-- BEGIN --

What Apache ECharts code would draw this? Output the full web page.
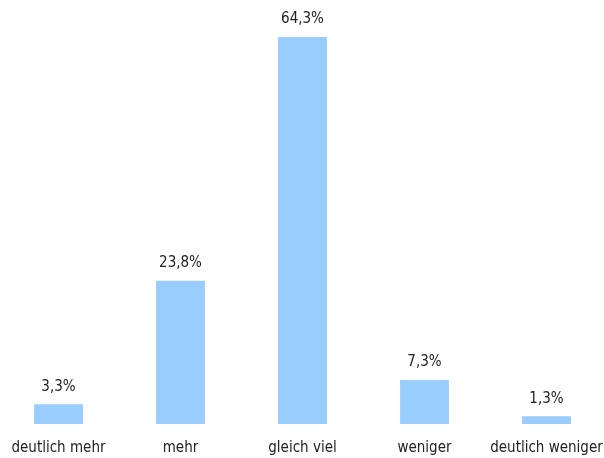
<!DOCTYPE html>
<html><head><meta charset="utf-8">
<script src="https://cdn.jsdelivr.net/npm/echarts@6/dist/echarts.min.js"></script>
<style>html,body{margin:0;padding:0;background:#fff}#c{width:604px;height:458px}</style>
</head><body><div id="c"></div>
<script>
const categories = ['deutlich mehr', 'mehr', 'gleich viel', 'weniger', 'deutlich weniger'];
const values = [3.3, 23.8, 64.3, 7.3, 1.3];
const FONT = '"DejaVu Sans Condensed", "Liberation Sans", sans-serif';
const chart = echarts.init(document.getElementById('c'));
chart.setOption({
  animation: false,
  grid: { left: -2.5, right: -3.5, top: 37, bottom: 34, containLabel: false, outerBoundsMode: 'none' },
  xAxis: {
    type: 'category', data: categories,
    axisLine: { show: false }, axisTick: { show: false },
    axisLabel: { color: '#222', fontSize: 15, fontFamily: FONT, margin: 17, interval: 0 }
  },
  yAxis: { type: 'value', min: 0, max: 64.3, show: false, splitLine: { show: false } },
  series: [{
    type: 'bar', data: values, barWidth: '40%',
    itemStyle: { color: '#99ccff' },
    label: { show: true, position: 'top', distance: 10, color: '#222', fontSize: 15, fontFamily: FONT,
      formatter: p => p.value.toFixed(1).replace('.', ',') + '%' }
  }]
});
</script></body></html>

-- END --

== Stated goal ==
Skipping the pictures, transcribe each line above exactly as it appears.

== The output ==
What Apache ECharts code would draw this? Output the full web page.
<!DOCTYPE html>
<html><head><meta charset="utf-8">
<script src="https://cdn.jsdelivr.net/npm/echarts@6/dist/echarts.min.js"></script>
<style>html,body{margin:0;padding:0;background:#fff}#c{width:604px;height:458px}</style>
</head><body><div id="c"></div>
<script>
const categories = ['deutlich mehr', 'mehr', 'gleich viel', 'weniger', 'deutlich weniger'];
const values = [3.3, 23.8, 64.3, 7.3, 1.3];
const FONT = '"DejaVu Sans Condensed", "Liberation Sans", sans-serif';
const chart = echarts.init(document.getElementById('c'));
chart.setOption({
  animation: false,
  grid: { left: -2.5, right: -3.5, top: 37, bottom: 34, containLabel: false, outerBoundsMode: 'none' },
  xAxis: {
    type: 'category', data: categories,
    axisLine: { show: false }, axisTick: { show: false },
    axisLabel: { color: '#222', fontSize: 15, fontFamily: FONT, margin: 17, interval: 0 }
  },
  yAxis: { type: 'value', min: 0, max: 64.3, show: false, splitLine: { show: false } },
  series: [{
    type: 'bar', data: values, barWidth: '40%',
    itemStyle: { color: '#99ccff' },
    label: { show: true, position: 'top', distance: 10, color: '#222', fontSize: 15, fontFamily: FONT,
      formatter: p => p.value.toFixed(1).replace('.', ',') + '%' }
  }]
});
</script></body></html>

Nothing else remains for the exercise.